Entre as iniciativas no sentido de promover esse acolhimento de uma forma mais didática, Jordan desenvolveu uma série de oficinas voltadas às babies. As aulas estão acontecendo na sede da Ação Educativa, sempre às segundas-feiras, com participação gratuita. Ao todo são oito oficinas ensinando os principais fundamentos e bases da ballroom.
“Quanto mais eu me preocupo em acolher as babies, isso se reverte para mim, é uma forma de cuidar de mim mesmo. Quem está iniciando também tem muito para me ensinar, também vai me acolher. Para mim, faz muito sentido o ditado ‘quando a gente ensina, a gente aprende mais”, diz Jordan.
Como em todo universo novo, na ballroom também existem algumas ‘barreiras de entrada’ ou desafios a serem superados, explica Eduarda. Desde a falta de conhecimento dos movimentos, a inexperiência na dança e nos passos ou até mesmo o desconhecimento da língua inglesa, de onde vêm muitos dos termos usados.

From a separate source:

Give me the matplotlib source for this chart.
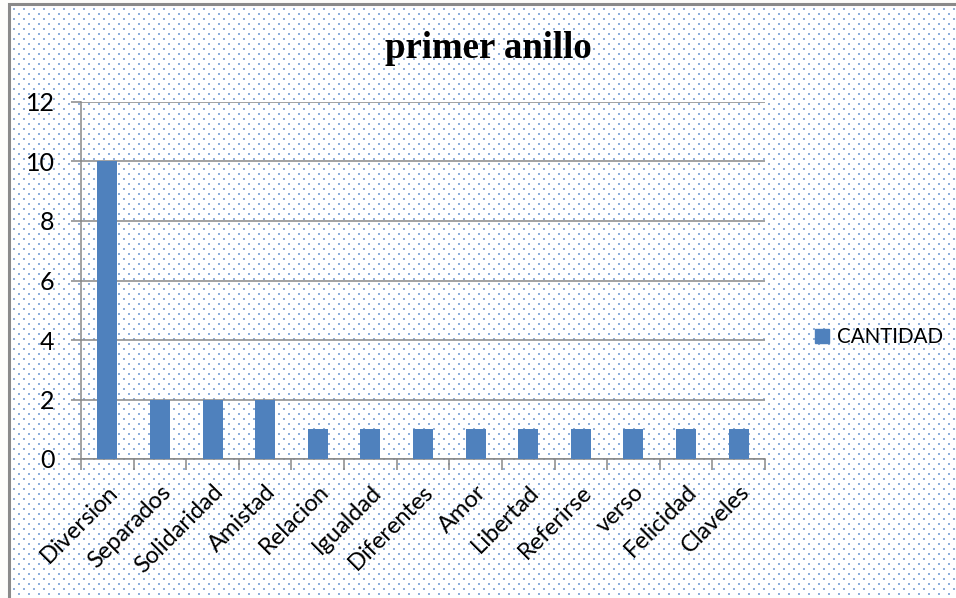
import numpy as np
import matplotlib
matplotlib.use("Agg")
import matplotlib.pyplot as plt
import matplotlib.transforms as mtransforms
from matplotlib.patches import Rectangle, Patch

# === DATA ===
categorias = ["Diversion", "Separados", "Solidaridad", "Amistad", "Relacion",
              "Igualdad", "Diferentes", "Amor", "Libertad", "Referirse",
              "verso", "Felicidad", "Claveles"]
cantidad = [10, 2, 2, 2, 1, 1, 1, 1, 1, 1, 1, 1, 1]
y_ticks = [0, 2, 4, 6, 8, 10, 12]
titulo = "primer anillo"
serie = "CANTIDAD"

W, H = 956, 598
BAR = "#4F81BD"
GRID = "#878787"

plt.rcParams['font.family'] = ['Lato', 'DejaVu Sans']

fig = plt.figure(figsize=(W / 100, H / 100), dpi=100, facecolor="#fdfdfb")

# background with the dotted fill of the chart area
bg = fig.add_axes([0, 0, 1, 1], zorder=0)
bg.set_xlim(0, W)
bg.set_ylim(H, 0)
bg.axis('off')
bg.add_patch(Rectangle((9, 4), W + 20, H + 20, facecolor="white",
                       edgecolor="#8a8a8a", lw=2.2))
gx, gy = [], []
for r, yy in enumerate(np.arange(9, H, 5)):
    off = 0 if r % 2 == 0 else 5
    for xx in np.arange(14 + off, W, 10):
        gx.append(xx)
        gy.append(yy)
bg.scatter(gx, gy, s=1.3, marker='s', color="#8fb0dc", linewidths=0)

# main chart
ax = fig.add_axes([81 / W, (H - 459) / H, 684 / W, 357 / H], zorder=1)
ax.patch.set_alpha(0)
x = np.arange(len(categorias))
ax.bar(x, cantidad, width=0.38, color=BAR, zorder=3)

ax.set_xlim(-0.5, len(categorias) - 0.5)
ax.set_ylim(0, 12)
ax.set_yticks(y_ticks)
ax.yaxis.grid(True, color=GRID, lw=1.1)
ax.set_axisbelow(True)
for s in ["top", "right"]:
    ax.spines[s].set_visible(False)
for s in ["left", "bottom"]:
    ax.spines[s].set_color(GRID)
    ax.spines[s].set_linewidth(1.1)

ax.set_xticks(x)
ax.set_xticklabels(categorias, rotation=45, ha='right', va='top',
                   rotation_mode='anchor', fontsize=17)
shift = mtransforms.ScaledTranslation(6 / 100, 0, fig.dpi_scale_trans)
for lab in ax.get_xticklabels():
    lab.set_transform(lab.get_transform() + shift)
ax.set_xticks(np.arange(-0.5, len(categorias)), minor=True)
ax.tick_params(axis='x', which='major', length=0, pad=16)
ax.tick_params(axis='x', which='minor', length=8, width=1.1, color=GRID)
ax.tick_params(axis='y', length=7, width=1.1, color=GRID, labelsize=18, pad=12)

fig.text(488 / W, 1 - 48 / H, titulo, ha='center', va='center',
         fontsize=26.5, fontweight='bold', family='Liberation Serif')

ax.legend(handles=[Patch(color=BAR, label=serie)], loc='center left',
          bbox_to_anchor=(807 / W, 1 - 337 / H), bbox_transform=fig.transFigure,
          frameon=False, fontsize=14.8, handlelength=0.68, handleheight=0.68,
          handletextpad=0.4, borderaxespad=0)

fig.savefig("out.png", dpi=100, facecolor=fig.get_facecolor())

“Fazendo uma lista, em primeiro lugar, eu diria que a língua é uma grande barreira, se a pessoa não sabe falar o idioma, não entende o que está sendo dito. Em segundo, acho que é a referência que as pessoas pegam, às vezes mirando e querendo fazer igual a quem já tem um nível muito alto, já está muito distante do que a pessoa consegue fazer nesse momento. Em terceiro, é a ausência de momentos e práticas voltadas diretamente para as babies”, avalia.
Eduarda continua dizendo que momentos focados para as babies “trás uma segurança e uma potencialidade muito maior” para as pessoas que estão começando a caminhar. Ela conta já ter ouvido diversos relatos de babies que participam das balls com pessoas mais experientes, “existe um receio de se mostrar, um medo do erro, de se colocar na frente de pessoas que são referências para elas”.
“Uma ball, oficina ou treino só para as babies permite um ‘descansar’, um relaxamento da ansiedade que é muito saudável, porque isso permite uma liberdade, dá uma segurança maior, uma autoconfiança que é muito importante”, observa.
Eduarda e Jordan comentam ainda que tem sido, aos poucos, desenvolvido um processo de adaptação da ballroom ao contexto e realidade do Brasil. Eles dão como exemplo o processo de tradução dos termos e frases, além da criação de categorias e passos ligados à cultura nacional.
“A ballroom Brasil vem se incrementando, fomentando, se adequando às danças brasileiras como funk, batekoo, samba no pé,capoeira. A ideia não é reproduzir uma cultura que é de fora e dizer que é nossa, mas adaptá-la de acordo com as nossas organizações, racionalidades, questões políticas e socias”, afirma Eduarda.
As oficinas para as babies acontecem durante todo o mês de Outubro, sempre nas segunda-feiras, no “Predinho”, sede da Ação Educativa. Não é preciso ter experiência ou formação em dança. As aulas passam pelas categorias Runway, Face, Besta dress, Reallness, Vogue femme e Old Way.
Para Raquel Luanda, supervisora de comunicação e do Centro de Eventos da Ação Educativa “A ideia da programação do Espaço Cultural Periferia no Centro é sempre trazer novos expoentes culturais, mobilizando coletivos periféricos, negros, feministas e LGBTQIAPN+, para que possam trazer as inventividades de suas produções e apresentar, muitas vezes pela primeira vez, seus trabalhos, por isso oportunizar a primeira ball de algumas kikis e acolher as babies é tão importante para nós!”